The issue of duplicate publication in academic research refers to the act of re-republishing research-related material already available in print or online.

The seriousness of this offence as a breach of code increases from text-recycling as part of plagiarism to redundant publication of work published previously elsewhere under copyright.

Conference Abstract Reuse

Commonly used plagiarism software by academic journals will highlight overlap with an abstract of the same study, previously published in conference proceedings and therefore available online.

Most journals will interpret this overlap as acceptable if the size of the overlap does not exceed the length of an average conference abstract (generally 400 words maximum). Publishers may have slightly different permission policies on this topic and you are recommended to check the details of what degree of reuse allowed here.

If in doubt, electronic requests for (free) permission can nowadays be initiated through most journal's websites.

Salami Slice Publication

In academic publishing, salami slicing is a term used for the publication of a journal article directly and closely related to another journal article, which questions the appropriateness of two separate publications on the topic. This repetition falls in the grey area of questionable research practices.

Separate publication of two directly and closely related publications is generally considered acceptable if the overlap concerns the same methodological approach or use of a data set. Under these circumstances, overlap is understood to reflect specialist expertise and/or appropriate use of an available data collection.

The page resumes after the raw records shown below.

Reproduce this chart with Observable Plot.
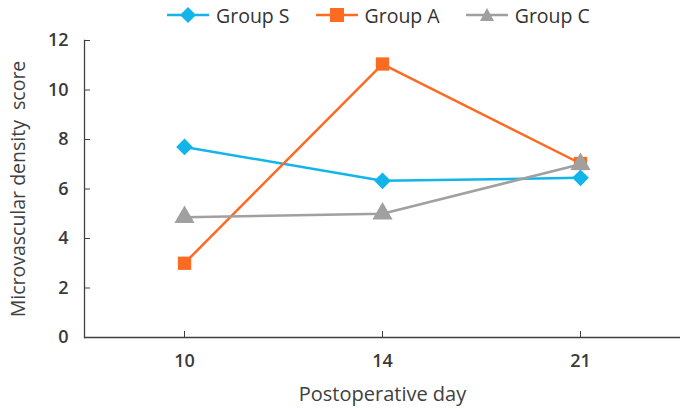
<!DOCTYPE html>
<html>
<head>
<meta charset="utf-8">
<script src="https://cdn.jsdelivr.net/npm/d3@7"></script>
<script src="https://cdn.jsdelivr.net/npm/@observablehq/plot@0.6"></script>
<style>
  html, body { margin: 0; padding: 0; background: #fff; }
  body { width: 681px; height: 409px; overflow: hidden; font-family: "Open Sans", sans-serif; color: #333; }
  #legend { height: 26px; padding-top: 4px; display: flex; align-items: center; justify-content: flex-start; padding-left: 167px; box-sizing: border-box; font-size: 19.5px; }
  .item { display: flex; align-items: center; margin-right: 26px; }
  .item svg { margin-right: 7px; }
</style>
</head>
<body>
<div id="legend"></div>
<div id="chart"></div>
<script>
const days = ["10", "14", "21"];
const seriesNames = ["Group S", "Group A", "Group C"];
const groupS = [7.7, 6.33, 6.45];
const groupA = [3.0, 11.05, 7.03];
const groupC = [4.86, 5.0, 7.0];
const colors = ["#12b5ea", "#fd6a21", "#a0a0a0"];
const symbols = ["diamond2", "square", "triangle"];
const yTicks = [0, 2, 4, 6, 8, 10, 12];
const xLabel = "Postoperative day";
const yLabel = "Microvascular density  score";

const data = [];
[groupS, groupA, groupC].forEach((vals, i) => {
  vals.forEach((v, j) => data.push({group: seriesNames[i], day: days[j], value: v}));
});

// Legend
const legend = document.getElementById("legend");
const shapes = {
  "Group S": '<path d="M21,3 L29,11 L21,19 L13,11 Z" fill="#12b5ea"/>',
  "Group A": '<rect x="14" y="4" width="14" height="14" fill="#fd6a21"/>',
  "Group C": '<path d="M21,4 L28,17 L14,17 Z" fill="#a0a0a0"/>'
};
seriesNames.forEach((name, i) => {
  const el = document.createElement("div");
  el.className = "item";
  el.innerHTML = `<svg width="42" height="22"><line x1="0" x2="42" y1="11" y2="11" stroke="${colors[i]}" stroke-width="2.5"/>${shapes[name]}</svg><span>${name}</span>`;
  legend.appendChild(el);
});

const W = 681, H = 383, mT = 14, mB = 72, mL = 84, mR = 1, tick = 6;
const fontFamily = '"Open Sans", sans-serif';
const chart = Plot.plot({
  width: W,
  height: H,
  marginTop: mT,
  marginBottom: mB,
  marginLeft: mL,
  marginRight: mR,
  style: {fontFamily, fontSize: "18px", color: "#3a3a3a", background: "#fff", overflow: "visible"},
  x: {type: "point", domain: days, padding: 0.5},
  y: {domain: [0, 12]},
  color: {domain: seriesNames, range: colors},
  symbol: {domain: seriesNames, range: symbols},
  marks: [
    Plot.frame({anchor: "left", stroke: "#404040", strokeWidth: 1.3}),
    Plot.ruleY([0], {stroke: "#404040", strokeWidth: 1.3}),
    Plot.axisY(yTicks, {tickSize: 0, tickPadding: 16, fontWeight: 600, fontSize: 18, fill: "#3a3a3a", label: null}),
    Plot.axisY([], {label: yLabel, labelAnchor: "center", labelArrow: "none", labelOffset: 73, fontSize: 19.5, fill: "#404040"}),
    Plot.tickY(yTicks.filter(d => d > 0), {y: d => d, insetRight: W - mL - mR - tick, stroke: "#404040"}),
    Plot.axisX({tickSize: 0, tickPadding: 17, fontWeight: 600, fontSize: 18, fill: "#3a3a3a", label: null}),
    Plot.axisX([], {label: xLabel, labelAnchor: "center", labelArrow: "none", labelOffset: 63, fontSize: 20, fill: "#404040"}),
    Plot.tickX(days, {x: d => d, insetTop: H - mT - mB - tick, stroke: "#404040"}),
    Plot.line(data, {x: "day", y: "value", stroke: "group", strokeWidth: 2.5}),
    Plot.dot(data, {x: "day", y: "value", symbol: "group", fill: "group", r: 7.5})
  ]
});
document.getElementById("chart").appendChild(chart);
</script>
</body>
</html>
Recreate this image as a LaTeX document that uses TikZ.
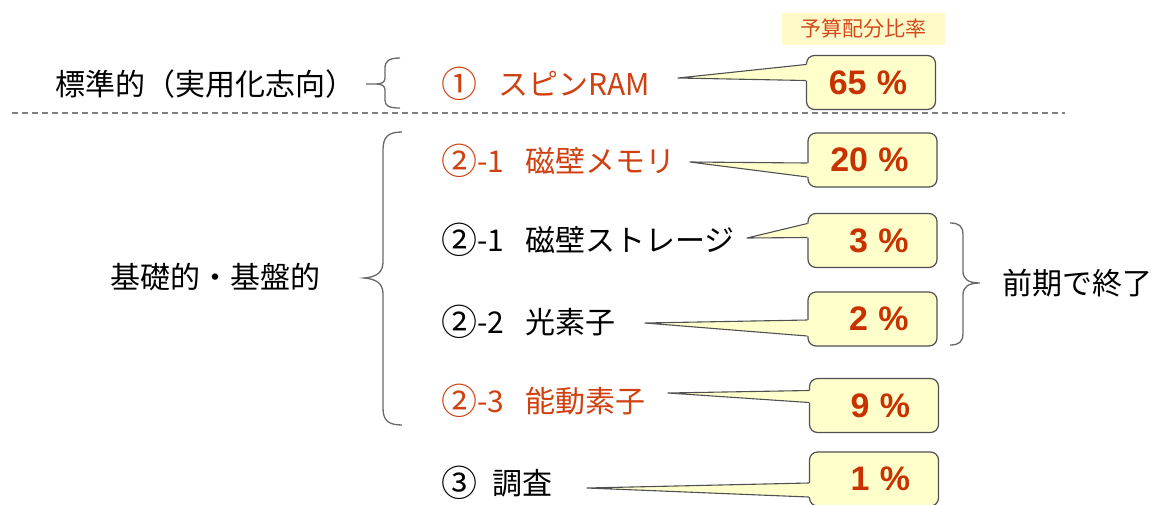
\documentclass[tikz,border=0pt]{standalone}
\usepackage{fontspec}
\usepackage{graphicx}
\setmainfont{Noto Sans CJK JP}
\newfontfamily\pctfont{Liberation Sans}
\usetikzlibrary{calc}
\definecolor{itemred}{RGB}{208,64,16}
\definecolor{pctred}{RGB}{200,50,0}
\definecolor{callfill}{RGB}{255,255,204}
\definecolor{callline}{RGB}{80,80,80}
\definecolor{bracegray}{RGB}{105,105,105}
\definecolor{labelfill}{RGB}{255,250,200}
\definecolor{labelred}{RGB}{210,74,30}
\newcommand\pct[1]{\makebox[72pt][r]{#1\hspace{0.3em}\%}}
\newcommand\cnum[1]{\raisebox{-0.07em}{\scalebox{1.2}{#1}}}
\newcommand\callwedge[4]{%
  \fill[callfill] (#1) -- ($(#2.west)+(0,#3)$) -- ($(#2.west)+(3,#3)$) -- ($(#2.west)+(3,#4)$) -- ($(#2.west)+(0,#4)$) -- cycle;
  \draw[wedgeline] ($(#2.west)+(0,#3)$) -- (#1) -- ($(#2.west)+(0,#4)$);}
\tikzset{
  pbox/.style={draw=callline, line width=1.2, fill=callfill, rounded corners=8,
    minimum width=129, minimum height=54, inner xsep=0, inner ysep=0,
    text=pctred, font=\pctfont\bfseries\fontsize{34}{38}\selectfont},
  wedgeline/.style={draw=callline, line width=1.1, line join=round},
  item/.style={anchor=west, inner sep=0, font=\fontsize{30}{36}\selectfont},
  reditem/.style={item, text=itemred},
  side/.style={anchor=west, inner sep=0, font=\fontsize{30}{36}\selectfont},
  bracestyle/.style={draw=bracegray, line width=1.3},
  toplabel/.style={fill=labelfill, minimum width=163, minimum height=32, inner sep=0,
    text=labelred, font=\fontsize{21}{24}\selectfont},
  sepline/.style={draw=gray, line width=1.6, dash pattern=on 6 off 4}
}
\begin{document}
\begin{tikzpicture}[x=1pt, y=-1pt]
\useasboundingbox (0,0) rectangle (1173,504);
\clip (0,0) rectangle (1173,504);

% header label
\node[toplabel] (hdr) at (863,29) {予算配分比率};

% separator
\draw[sepline] (12,113) -- (1065,113);

% left labels
\node[side] (std) at (55,84) {標準的（実用化志向）};
\node[side] (base) at (110,277) {基礎的・基盤的};
\node[side] (early) at (1002,283) {前期で終了};

% braces
\draw[bracestyle] (400,58) .. controls (389,58) and (385,61) .. (385,68) -- (385,78)
  .. controls (385,82) and (382,84) .. (376,84) -- (366,84) -- (376,84)
  .. controls (382,84) and (385,86) .. (385,90) -- (385,100)
  .. controls (385,106) and (389,108) .. (400,108);
\draw[bracestyle] (402,132) .. controls (388,132) and (383,137) .. (383,150) -- (383,262)
  .. controls (383,272) and (377,277) .. (364,278)
  .. controls (377,279) and (383,284) .. (383,294) -- (383,408)
  .. controls (383,420) and (388,425) .. (402,425);
\draw[bracestyle] (950,223) .. controls (959,223) and (963,226) .. (963,235) -- (963,271)
  .. controls (963,279) and (968,283) .. (980,283)
  .. controls (968,283) and (963,287) .. (963,295) -- (963,333)
  .. controls (963,342) and (959,345) .. (950,345);

% items
\node[reditem] (i1) at (441,84) {\cnum{①}\hspace{0.7em}スピンRAM};
\node[reditem] (i2) at (441,161) {\cnum{②}-1\hspace{0.7em}磁壁メモリ};
\node[item] (i3) at (441,240) {\cnum{②}-1\hspace{0.7em}磁壁ストレージ};
\node[item] (i4) at (441,322) {\cnum{②}-2\hspace{0.7em}光素子};
\node[reditem] (i5) at (441,401) {\cnum{②}-3\hspace{0.7em}能動素子};
\node[item] (i6) at (441,483) {\cnum{③}\hspace{0.5em}調査};

% callout boxes
\node[pbox] (p1) at (871,82.5) {\pct{65}};
\node[pbox] (p2) at (872.5,160) {\pct{20}};
\node[pbox] (p3) at (872.5,240.5) {\pct{3}};
\node[pbox] (p4) at (872.5,319) {\pct{2}};
\node[pbox] (p5) at (874,405.5) {\pct{9}};
\node[pbox] (p6) at (874,479) {\pct{1}};

% pointer tips
\coordinate (t1) at (678,78);
\coordinate (t2) at (690,162);
\coordinate (t3) at (747,238);
\coordinate (t4) at (645,323);
\coordinate (t5) at (668,393);
\coordinate (t6) at (587,488);

\callwedge{t1}{p1}{-18}{-2}
\callwedge{t2}{p2}{3}{17}
\callwedge{t3}{p3}{-17}{-3}
\callwedge{t4}{p4}{1}{17}
\callwedge{t5}{p5}{-15}{-3}
\callwedge{t6}{p6}{4}{18}
\end{tikzpicture}
\end{document}
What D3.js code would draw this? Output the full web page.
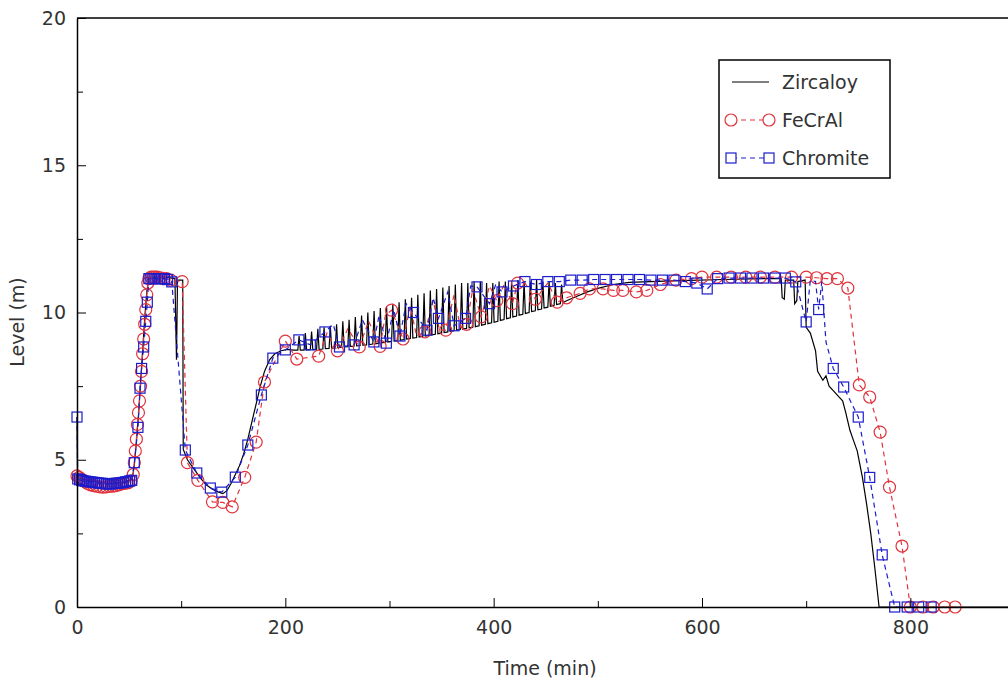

Particularly the use of the same data collection as a resource for different research projects is considered acceptable when different research questions are addressed in the overlapping research articles. An appropriate example would be the justified use of a population cohort database for more than one publication. This approach would meet the moral obligation to prevent underutilisation of data collected from study participants, who voluntarily contributed their time, personal information and/or bodily samples for research.

In contrast, attempts to split research findings from the same series of experiments or single data analysis into more than one publication may cross the line. It likely depends on the journal whether in some cases a new submission for publication is perceived by the editor as salami slicing.

Awareness of the phenomenon being regarded as inappropriate at times can help a researcher being transparent and bringing sufficient nuance in the new publication to emphasise its added value and significance. This can be accomplished in the manuscript itself or addressed in the cover letter to a journal editor at manuscript submission for publication.